Today Among Our Special Elite Media Snowflakes
Tim Carney has truly out – Friedersdorfed Friedersdorf:
Tired: “College students need to stop worrying about microaggressions and suck it up and recognize they need to be afflicted, and pundits for major publications are SPECIAL SNOWFLAKES who need SAFE SPACES away from the social media criticism anyone with a comparable platform has to deal with.”
Wired: “Critical tweets are the equivalent of violent physical assault. Also, campus activists need to stop their oversensitive PC whining.”
How can anybody possibly argue this without their brain fleeing in horror: “Critical tweets will stop lots of people from taking highly compensated barely-work sinecures.”
Really, the New York Times three should just go home; they’re never going to top this level of bad faith and lack of self-awareness. As Roy goes on to say, “by viciously assaulting Bret Stephens et alia with sarcasm and hyperbole, the left is allegedly scaring conservatives away from writing. Like if you’re not guaranteed big-money gigs without criticism you’ve been repressed.” That this argument, ridiculous on its face, is being offered in defense of people who have written the same dumb column about the trivial subject of how campus activists NEED TO GET OUT OF THEIR BUBBLES again and again and again is [chef’s kiss.]
Speaking of which, let’s check on Bari Weiss, America’s foremost advocate of free, open discourse:
Toward the end of the segment, Weiss said she worried that the left’s haste to take offense would hinder free speech for everyone.
“If you’re someone who wants to get into the public square and wants to say something provocative, you are not going to do that, you’re going to hesitate if there’s a mob awaiting you.”
Ah yes, the Stephens special: “our role as journalists is to afflict and provoke, and also to whine profusely when people react with eminent predictability to being provoked.” Look, if you think your job is to troll people, if you don’t like how people react when they’re trolled then find another line of work. Few things are less worthy of respect than people who can dish it out but can’t take it.
It gets better.
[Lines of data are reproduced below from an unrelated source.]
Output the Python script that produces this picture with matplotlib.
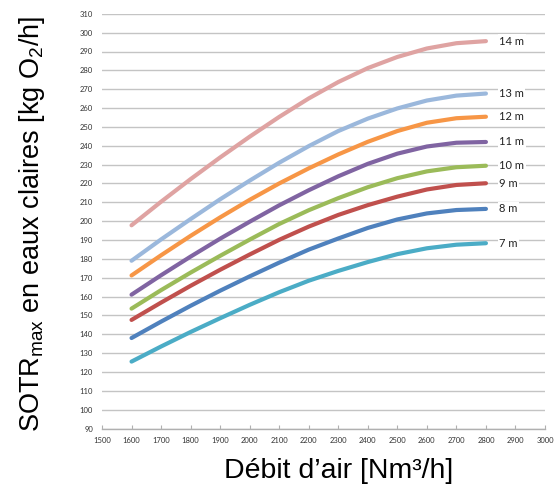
import matplotlib
matplotlib.use("Agg")
import matplotlib.pyplot as plt

# air flow (Nm3/h) and SOTRmax curves per immersion depth
debit = [1600, 1700, 1800, 1900, 2000, 2100, 2200, 2300, 2400, 2500, 2600, 2700, 2800]
sotr_7m = [125.5, 133.5, 141.2, 148.5, 155.6, 162.3, 168.4, 173.6, 178.3, 182.5, 185.6, 187.5, 188.3]
sotr_8m = [138.0, 146.7, 155.1, 163.1, 170.7, 178.0, 184.9, 190.8, 196.4, 200.9, 204.1, 205.9, 206.5]
sotr_9m = [147.6, 156.8, 165.7, 174.2, 182.3, 190.1, 197.1, 203.3, 208.5, 213.0, 216.8, 219.2, 220.1]
sotr_10m = [153.6, 163.4, 172.7, 181.6, 190.2, 198.5, 205.8, 212.2, 218.0, 222.8, 226.4, 228.6, 229.4]
sotr_11m = [161.0, 171.3, 181.2, 190.7, 199.7, 208.4, 216.4, 223.8, 230.4, 235.8, 239.6, 241.6, 242.0]
sotr_12m = [171.2, 181.9, 192.2, 202.0, 211.3, 220.0, 228.0, 235.4, 242.1, 247.8, 252.2, 254.6, 255.4]
sotr_13m = [179.0, 190.3, 201.1, 211.6, 221.5, 231.0, 239.8, 247.8, 254.4, 259.8, 264.0, 266.6, 267.7]
sotr_14m = [197.8, 210.3, 222.3, 233.8, 244.8, 255.3, 265.1, 273.8, 281.2, 287.1, 291.6, 294.4, 295.5]

labels = ["7 m", "8 m", "9 m", "10 m", "11 m", "12 m", "13 m", "14 m"]
series = [sotr_7m, sotr_8m, sotr_9m, sotr_10m, sotr_11m, sotr_12m, sotr_13m, sotr_14m]
colors = ["#4BACC6", "#4F81BD", "#C0504D", "#9BBB59", "#8064A2", "#F79646", "#9BB8DC", "#DFA3A2"]

x_ticks = list(range(1500, 3001, 100))
y_ticks = list(range(90, 311, 10))

plt.rcParams['mathtext.fontset'] = 'custom'
plt.rcParams['mathtext.rm'] = 'Liberation Sans'
plt.rcParams['mathtext.it'] = 'Liberation Sans'

fig = plt.figure(figsize=(5.6, 4.91), dpi=100)
ax = fig.add_axes([102 / 560, 1 - 428.5 / 491, 443 / 560, 414.7 / 491])

for lab, vals, col in zip(labels, series, colors):
    ax.plot(debit, vals, color=col, lw=3.0, solid_capstyle='round',
            solid_joinstyle='round', zorder=3)
    ax.text(2845, vals[-1], lab, fontsize=8, family='Lato', color='#222222',
            ha='left', va='center', zorder=4,
            bbox=dict(facecolor='white', edgecolor='none', pad=1.0))

ax.set_xlim(1500, 3000)
ax.set_ylim(90, 310)
ax.set_xticks(x_ticks)
ax.set_yticks(y_ticks)
ax.grid(axis='y', color='#c4c4c4', lw=1.0, zorder=1)
for s in ['top', 'right', 'left']:
    ax.spines[s].set_visible(False)
ax.spines['bottom'].set_color('#b0b0b0')
ax.spines['bottom'].set_linewidth(1.0)
ax.tick_params(axis='x', direction='in', length=3, color='#b0b0b0', pad=6,
               labelsize=5.5, labelcolor='#333333')
ax.tick_params(axis='y', length=0, pad=6.5, labelsize=5.5, labelcolor='#333333')
for t in ax.get_xticklabels() + ax.get_yticklabels():
    t.set_family('Lato')

fig.text(338.5 / 560, 1 - 471 / 491, "Débit d\u2019air [Nm\u00b3/h]", fontsize=20.5,
         family='Liberation Sans', ha='center', va='center')
fig.text(32 / 560, 1 - 224 / 491, r"SOTR$_{\mathrm{max}}$ en eaux claires [kg O$_2$/h]",
         fontsize=19.5, family='Liberation Sans', rotation=90, ha='center', va='center')

fig.savefig("out.png", dpi=100)
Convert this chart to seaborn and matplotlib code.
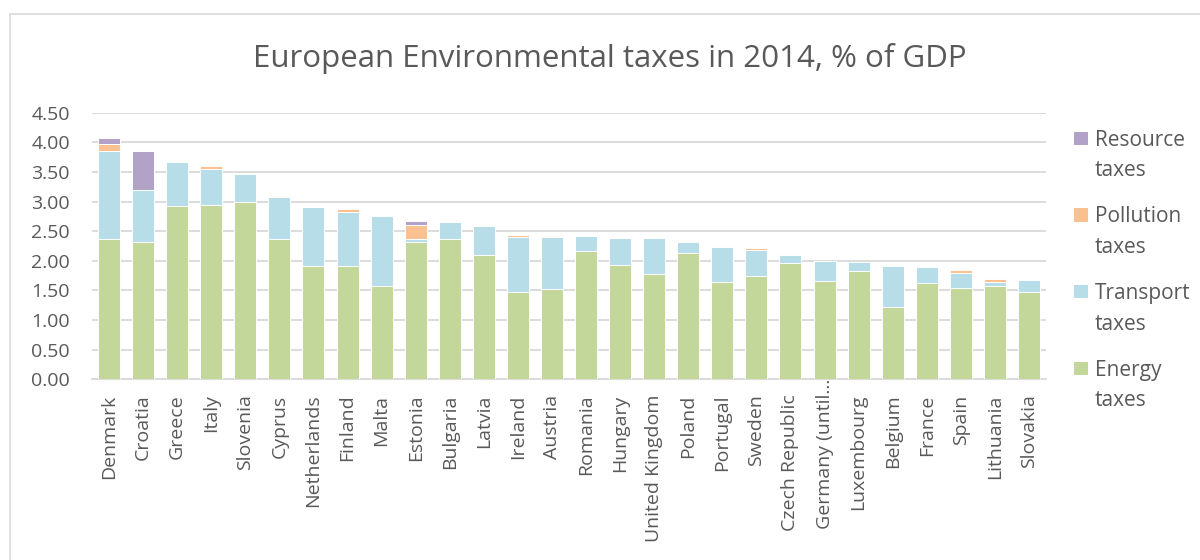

You know, when I said earlier that Weiss couldn’t top Carney’s bad faith I was probably wrong:
Weiss did not mention that in February, a few days before she tweeted about the figure skater, she had asked another writer to publicly apologize for a tweet that contained the word “f—.”
After freelance writer Erin Biba cursed on Twitter, Weiss wrote to several magazines that had published Biba’s articles: “What kind of social media etiquette do @BBCScienceNews, @Newsweek, @sciam expect from their freelancers?”
Bari Weiss: “Unkind tweets in the @s of elite columnists have a chilling effect on the discourse.” Also Bari Weiss: “I will tattle on freelancers implying that their employers should sanction or fire them for cursing on Twitter.” (And note as well that the target of the curse wasn’t even another person but Harper‘s magazine, which I’m sure was very wounded.) Apparently Weiss’s history of trying to get professors fired for their political views wasn’t just youthful campus hi-jinx but remains her current practice! I’m guessing none of this will come up during the next fawning Bill Maher interview Weiss gives to demonstrate how she’s being silenced by the PC police.